Let $$n$$ be a positive integer and $$G$$ be a finite group of $$n\times n$$ matrices with integer coefficients, i.e. $$G\subset\operatorname{GL}_n(\mathbb{Z})$$. It is known that for sufficiently large $$n$$, the maximum order of such a group is $$2^nn!$$ by Feit (although relying on an unpublished manuscript of Weisfeiler I believe) and it is attained. I am interested in the coefficients that appear in the matrices of such a group. Specifically, I would like to know how many distinct numbers can appear.

Clearly it cannot be more than $$2^nn!n^2$$ if all coefficients of all matrices are distinct but I have the feeling that such a bound cannot be reached. By considering the companion matrix of a cyclotomic polynomial, I think it is possible to produce roughly $$n$$ or maybe even $$n^2$$ distinct coefficients. On the other hand, a group like the symmetric group can be encoded with $$0,1$$ matrices and the group that attains the $$2^nn!$$ upper bound only uses $$-1,0,1$$.

My questions are:

• is it possible to derive a much better bound on the number of distinct coefficients, for example polynomial in $$n$$ ?

or

• is there an example family of finite groups whose number of distinct coefficients is exponential in $$n$$ ?

I have the feeling that representation theory could help but I am not well-versed in the theory of finite groups.

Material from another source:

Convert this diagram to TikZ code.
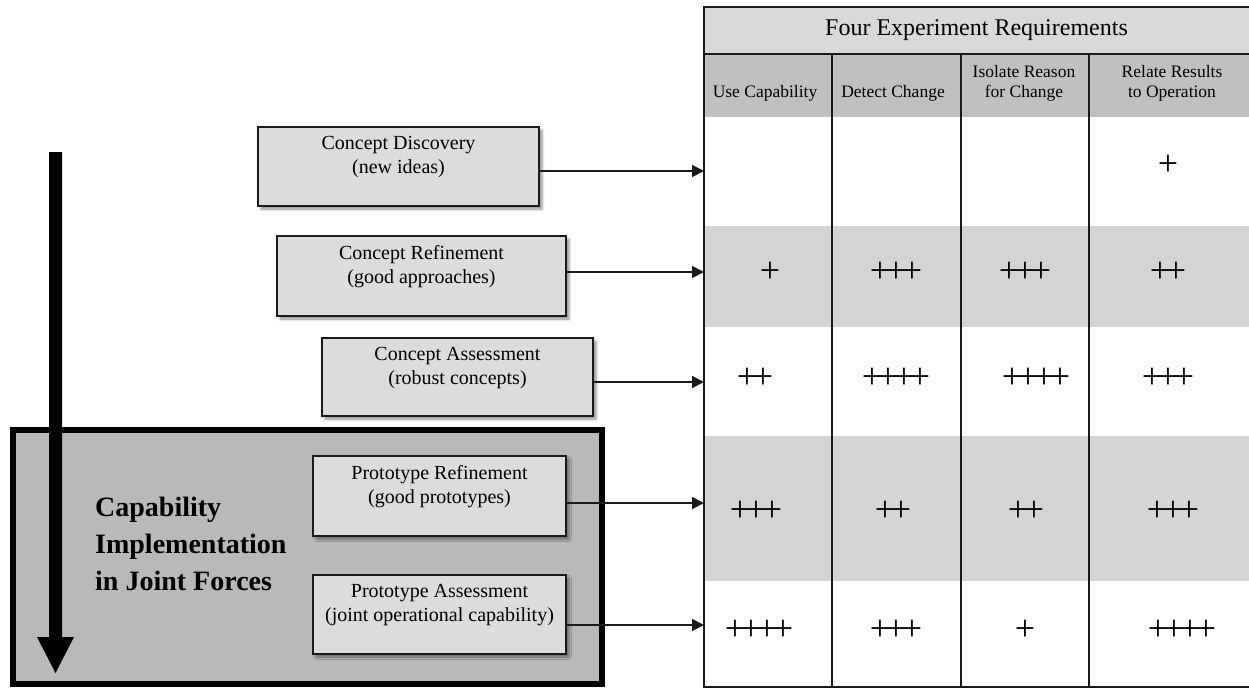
\documentclass[tikz,border=0pt]{standalone}
\usepackage{fontspec}
\setmainfont{Liberation Serif}
\usetikzlibrary{arrows.meta,shadows.blur}

\definecolor{titlegray}{HTML}{D9D9D9}
\definecolor{headgray}{HTML}{C0C0C0}
\definecolor{bandgray}{HTML}{D4D4D4}
\definecolor{boxgray}{HTML}{DCDCDC}
\definecolor{panelgray}{HTML}{B9B9B9}
\definecolor{ink}{HTML}{1A1A1A}

% plus signs set close together so their bars join
\newcommand\plusgap{\kern-4.3pt}
\newcommand\ptwo{+\plusgap+}
\newcommand\pthree{+\plusgap+\plusgap+}
\newcommand\pfour{+\plusgap+\plusgap+\plusgap+}

\begin{document}
\begin{tikzpicture}[x=1pt,y=-1pt,
  stagebox/.style={draw=ink, line width=1.8pt, fill=boxgray, inner sep=0pt,
    blur shadow={shadow xshift=3pt, shadow yshift=-3pt,
                 shadow blur radius=2.5pt, shadow opacity=45}},
  stagetext/.style={anchor=north, inner sep=0pt, align=center, yshift=-10pt,
    font=\fontsize{20}{24}\selectfont},
  feed/.style={draw=ink, line width=1.8pt, -{Triangle[length=12pt,width=12pt]}},
  gridline/.style={draw=ink, line width=2.4pt},
  colhead/.style={anchor=south, inner sep=0pt, align=center,
    font=\fontsize{17.5}{20}\selectfont},
  score/.style={inner sep=0pt, font=\fontsize{36}{38}\selectfont},
]
\useasboundingbox (0,0) rectangle (1249,689);

% ---------- requirements table ----------
\fill[titlegray] (704,7) rectangle (1249,54);
\fill[headgray]  (704,54) rectangle (1249,117);
\fill[bandgray]  (704,226) rectangle (1249,327);
\fill[bandgray]  (704,436) rectangle (1249,581);

\draw[gridline] (1249,7) -- (704,7) -- (704,687) -- (1249,687);
\draw[gridline] (704,54) -- (1249,54);
\foreach \x in {832,961,1089} \draw[gridline] (\x,54) -- (\x,687);

\node[inner sep=0pt, font=\fontsize{24}{28}\selectfont] (title) at (976.5,30)
  {Four Experiment Requirements};
\node[colhead] (h1) at (765,101) {Use Capability};
\node[colhead] (h2) at (893,101) {Detect Change};
\node[colhead] (h3) at (1024,101) {Isolate Reason\\for Change};
\node[colhead] (h4) at (1172,101) {Relate Results\\to Operation};

% scores
\node[score] (s14) at (1168,165) {+};

\node[score] (s21) at (770,272) {+};
\node[score] (s22) at (896,272) {\pthree};
\node[score] (s23) at (1025,272) {\pthree};
\node[score] (s24) at (1168,272) {\ptwo};

\node[score] (s31) at (755,378) {\ptwo};
\node[score] (s32) at (896,378) {\pfour};
\node[score] (s33) at (1036,378) {\pfour};
\node[score] (s34) at (1168,378) {\pthree};

\node[score] (s41) at (756,511) {\pthree};
\node[score] (s42) at (893,511) {\ptwo};
\node[score] (s43) at (1026,511) {\ptwo};
\node[score] (s44) at (1173,511) {\pthree};

\node[score] (s51) at (759,630) {\pfour};
\node[score] (s52) at (896,630) {\pthree};
\node[score] (s53) at (1025,630) {+};
\node[score] (s54) at (1182,630) {\pfour};

% entry points on the table's left edge
\coordinate (in1) at (704,171);
\coordinate (in2) at (704,272);
\coordinate (in3) at (704,382);
\coordinate (in4) at (704,503);
\coordinate (in5) at (704,625);

% ---------- joint forces panel ----------
\node[draw=black, line width=6pt, fill=panelgray, inner sep=0pt,
      minimum width=589pt, minimum height=254pt] (panel) at (307.5,557) {};
\node[anchor=north west, inner sep=0pt, align=left,
      font=\bfseries\fontsize{28}{37}\selectfont] (impl) at (95,497)
  {Capability\\Implementation\\in Joint Forces};

% progression arrow
\fill[black] (49,152) -- (62,152) -- (62,637) -- (74,637) -- (55.5,673)
  -- (37,637) -- (49,637) -- cycle;

% ---------- experiment stages ----------
\node[stagebox, minimum width=281pt, minimum height=79pt] (cd) at (398.5,166.5) {};
\node[stagetext] (cdt) at (cd.north) {Concept Discovery\\(new ideas)};

\node[stagebox, minimum width=289pt, minimum height=80pt] (cr) at (421.5,276) {};
\node[stagetext] (crt) at (cr.north) {Concept Refinement\\(good approaches)};

\node[stagebox, minimum width=271pt, minimum height=78pt] (ca) at (457.5,377) {};
\node[stagetext] (cat) at (ca.north) {Concept Assessment\\(robust concepts)};

\node[stagebox, minimum width=253pt, minimum height=80pt] (pr) at (439.5,496) {};
\node[stagetext] (prt) at (pr.north) {Prototype Refinement\\(good prototypes)};

\node[stagebox, minimum width=253pt, minimum height=79pt] (pa) at (439.5,614.5) {};
\node[stagetext] (pat) at (pa.north) {Prototype Assessment\\(joint operational capability)};

% feeds into the table
\draw[feed] (cd.east |- in1) -- (in1);
\draw[feed] (cr.east |- in2) -- (in2);
\draw[feed] (ca.east |- in3) -- (in3);
\draw[feed] (pr.east |- in4) -- (in4);
\draw[feed] (pa.east |- in5) -- (in5);

\end{tikzpicture}
\end{document}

It is possible to get a number of distinct coefficients exponential in $$n$$. Here is an example.
Let $$B = \begin{bmatrix} 1 & -1 & -1 & -1 & \cdots & x_1 \\ 0 & 1 & 0 & 0 & & x_2 \\ 0 & 0 & 1 & 0 & \cdots & x_3 \\ 0 & 0 & 0 & 1 & & \vdots \\ & \vdots & & & \ddots & x_{n-1} \\ 0 & 0 & 0 & 0 & 0 & 1 \end{bmatrix}$$ We have $$B^{-1} = \begin{bmatrix} 1 & 1 & 1 & 1 & \cdots & -S \\ 0 & 1 & 0 & 0 & & -x_2 \\ 0 & 0 & 1 & 0 & \cdots & -x_3 \\ 0 & 0 & 0 & 1 & & \vdots \\ & \vdots & & & \ddots & -x_{n-1} \\ 0 & 0 & 0 & 0 & 0 & 1 \end{bmatrix}$$ where $$S=x_1+x_2+\cdots+x_{n-1}$$.
We consider the conjugate by $$B$$ of the group of diagonal $$\pm 1$$ matrices, of size $$2^n$$. Let $$X$$ be a diagonal matrix with $$X_{i,i}=\varepsilon_i \in \{\pm 1\}$$ and suppose $$\varepsilon_n=1$$. Then we can compute the upper right entry of $$B^{-1}XB$$ as $$-S + \sum_{i=1}^{n-1} \varepsilon_i x_i$$ If we take, for example, $$x_i=2^i$$, then these sums are all different for the $$2^{n-1}$$ possible choices of $$X$$, so at least $$2^{n-1}$$ different coefficients appear in the matrices of the group.